FEMA's VATF-1 (Virginia Task Force 1), one of the few FEMA teams that deploys internationally, was deployed to Haiti to assist in the search and extrication of survivors of the school collapse.

http://news.yahoo.com/s/ap/20081109/ap_on_re_la_am_ca/cb_haiti_school_collapse

If you look at pics of the collapse/rescue, VATF-1 are the folks in the yellow-green hardhats. The folks wearing orange hardhats are likely the French team. So far, I've only seen one pic of a search dog, and it was an am staff type dog (maybe, hard to tell for sure from pic) - not from VATF-1. Link to pic:
http://d.yimg.com/us.yimg.com/p/ap/...x=400&y=261&q=85&sig=mbhsehhD_PaQ7rd8xffkbA--


----------



## Gillian Schuler (Apr 12, 2008)

This is a terrible tragedy.
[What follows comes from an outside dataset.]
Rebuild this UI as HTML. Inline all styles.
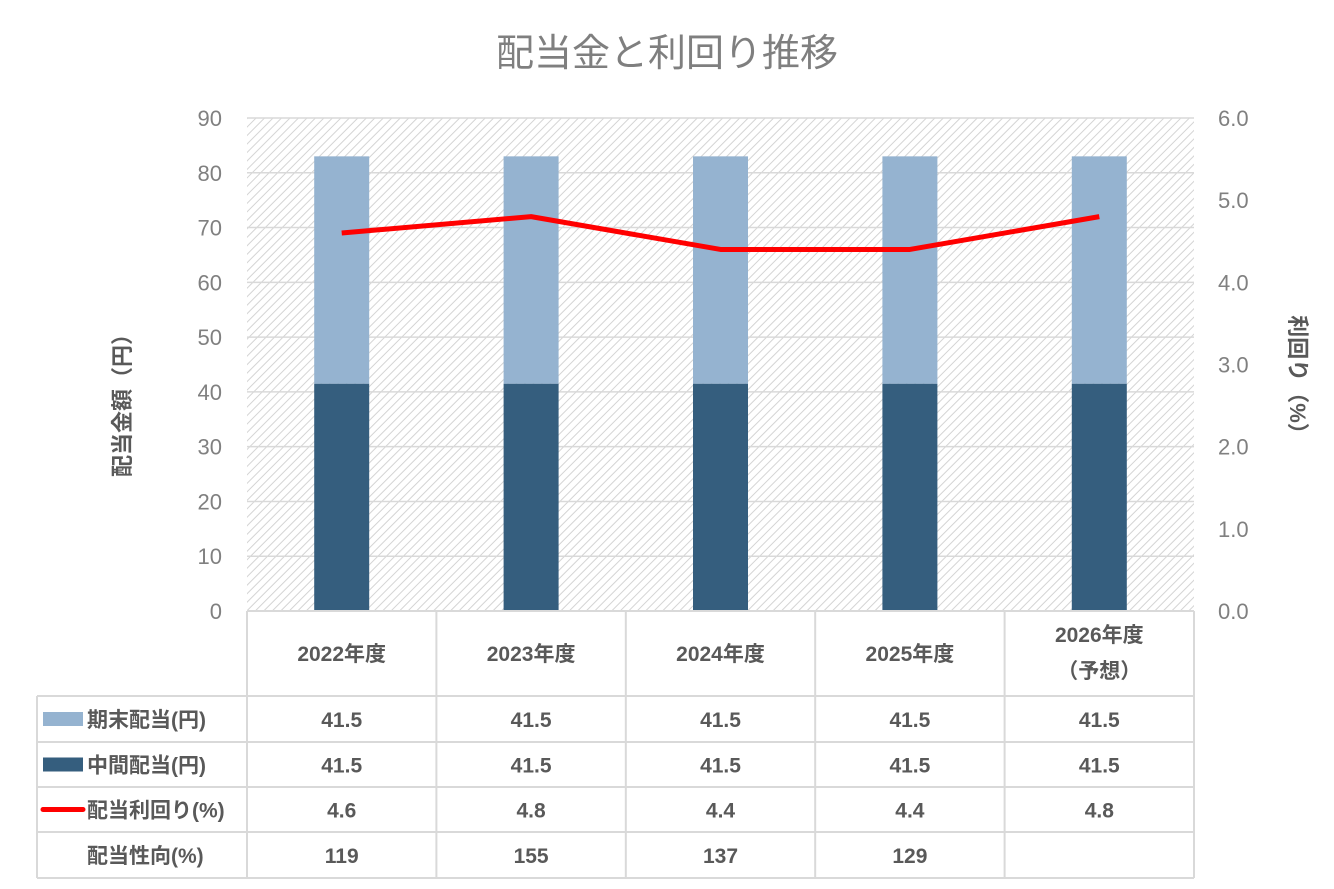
<!DOCTYPE html>
<html><head><meta charset="utf-8"><style>
body{margin:0;background:#fff;}
svg{display:block;font-family:"Liberation Sans","Noto Sans CJK JP",sans-serif;}
</style></head><body>
<svg id="c" width="1334" height="889" viewBox="0 0 1334 889">
<defs>
<pattern id="hatch" width="6" height="6" patternUnits="userSpaceOnUse" patternTransform="rotate(45)">
<rect width="6" height="6" fill="#fff"/><line x1="0" y1="0" x2="0" y2="6" stroke="#d4d4d4" stroke-width="2"/>
</pattern>
</defs>
<text x="667" y="66" text-anchor="middle" font-size="38" fill="#7f7f7f">配当金と利回り推移</text>
<rect x="247" y="118" width="947" height="493" fill="url(#hatch)"/>
<g id="grid"></g><g id="bars"></g><g id="line"></g><g id="axes"></g><g id="table"></g>
<text transform="translate(130,400) rotate(-90)" text-anchor="middle" font-size="22" font-weight="bold" fill="#595959">配当金額（円）</text>
<text transform="translate(1290,380) rotate(90)" text-anchor="middle" font-size="22" font-weight="bold" fill="#595959">利回り（%）</text>
</svg>
<script>
const categories=["2022年度","2023年度","2024年度","2025年度","2026年度"];
const interim=[41.5,41.5,41.5,41.5,41.5];
const yearEnd=[41.5,41.5,41.5,41.5,41.5];
const yieldPct=[4.6,4.8,4.4,4.4,4.8];
const payout=["119","155","137","129",""];
const leftTicks=[0,10,20,30,40,50,60,70,80,90];
const rightTicks=["0.0","1.0","2.0","3.0","4.0","5.0","6.0"];
const NS="http://www.w3.org/2000/svg";
const X0=247,X1=1194,Y0=611,Y1=118,colW=(X1-X0)/categories.length;
const y=v=>Y0-(v/90)*(Y0-Y1);
const y2=v=>Y0-(v/6)*(Y0-Y1);
const cx=i=>X0+colW*(i+0.5);
function mk(p,tag,a,txt){const e=document.createElementNS(NS,tag);for(const k in a)e.setAttribute(k,a[k]);if(txt!==undefined)e.textContent=txt;document.getElementById(p).appendChild(e);return e;}
leftTicks.forEach(t=>{
 const g=mk('grid','line',{x1:X0,x2:X1,y1:y(t),y2:y(t),stroke:'#d9d9d9','stroke-width':1.5});
 
 
 const l=mk('axes','text',{x:222,y:y(t)+8,'text-anchor':'end','font-size':22,fill:'#808080'},t);
 
 
});
rightTicks.forEach((t,i)=>{
 const l=mk('axes','text',{x:1218,y:y2(+t)+8,'font-size':22,fill:'#808080'},t);
 
 
});
categories.forEach((c,i)=>{
 const bw=55;
 const b1=mk('bars','rect',{x:cx(i)-bw/2,y:y(interim[i]),width:bw,height:Y0-y(interim[i]),fill:'#355e7e'});
 
 
 const top=interim[i]+yearEnd[i];
 const b2=mk('bars','rect',{x:cx(i)-bw/2,y:y(top),width:bw,height:y(interim[i])-y(top),fill:'#95b3d0'});
 
 
});
const pl=mk('line','polyline',{points:yieldPct.map((v,i)=>cx(i)+','+y2(v)).join(' '),fill:'none',stroke:'#ff0000','stroke-width':5,'stroke-linejoin':'round'});


// table
const rows=[611,696,742,787,832,878];
const lc='#d9d9d9';
[X0,...categories.map((c,i)=>X0+colW*(i+1))].forEach(x=>{const l=mk('table','line',{x1:x,x2:x,y1:Y0,y2:878,stroke:lc,'stroke-width':2});});
mk('table','line',{x1:37,x2:37,y1:696,y2:878,stroke:lc,'stroke-width':2});
rows.forEach((ry,k)=>{mk('table','line',{x1:k==0?X0:37,x2:X1,y1:ry,y2:ry,stroke:lc,'stroke-width':2});});
const ts={'font-size':21,'font-weight':'bold',fill:'#595959','text-anchor':'middle'};
categories.forEach((c,i)=>{
 if(i===4){
  const t=mk('table','text',Object.assign({x:cx(i),y:642},ts),c);
  
  
  const t2=mk('table','text',Object.assign({x:cx(i),y:678},ts),'（予想）');
  
  
 } else {
  const t=mk('table','text',Object.assign({x:cx(i),y:661},ts),c);
  
  
 }
 [yearEnd[i].toFixed(1),interim[i].toFixed(1),yieldPct[i].toFixed(1),payout[i]].forEach((v,r)=>{
  const t=mk('table','text',Object.assign({x:cx(i),y:(rows[r+1]+rows[r+2])/2+8},ts),v);
  
  
 });
});
const labels=["期末配当(円)","中間配当(円)","配当利回り(%)","配当性向(%)"];
labels.forEach((s,r)=>{
 const cy=(rows[r+1]+rows[r+2])/2;
 if(r<2){const k=mk('table','rect',{x:43,y:cy-7,width:40,height:14,fill:r==0?'#95b3d0':'#355e7e'});
  
  }
 if(r==2){const k=mk('table','line',{x1:43,x2:83,y1:cy,y2:cy,stroke:'#ff0000','stroke-width':5,'stroke-linecap':'round'});
  
  }
 const t=mk('table','text',{x:87,y:cy+8,'font-size':21,'font-weight':'bold',fill:'#595959'},s);
 
 
});
</script>
</body></html>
I don't envy the teams and wish them all the very best.


----------



## Jennifer Coulter (Sep 18, 2007)

I was wondering how international deployment worked for FEMA dogs when I heard of this tradgedy and that American dogs (and other rescue crews) were being sent.

Horrible event. Extra tough when dealing with kids.


----------



## Melody Greba (Oct 4, 2007)

Konnie:

Who were VA's handlers that went?


----------



## Konnie Hein (Jun 14, 2006)

I know Teresa and Sonja went, but not sure who the other 2 were. I can email Elizabeth to find out.


----------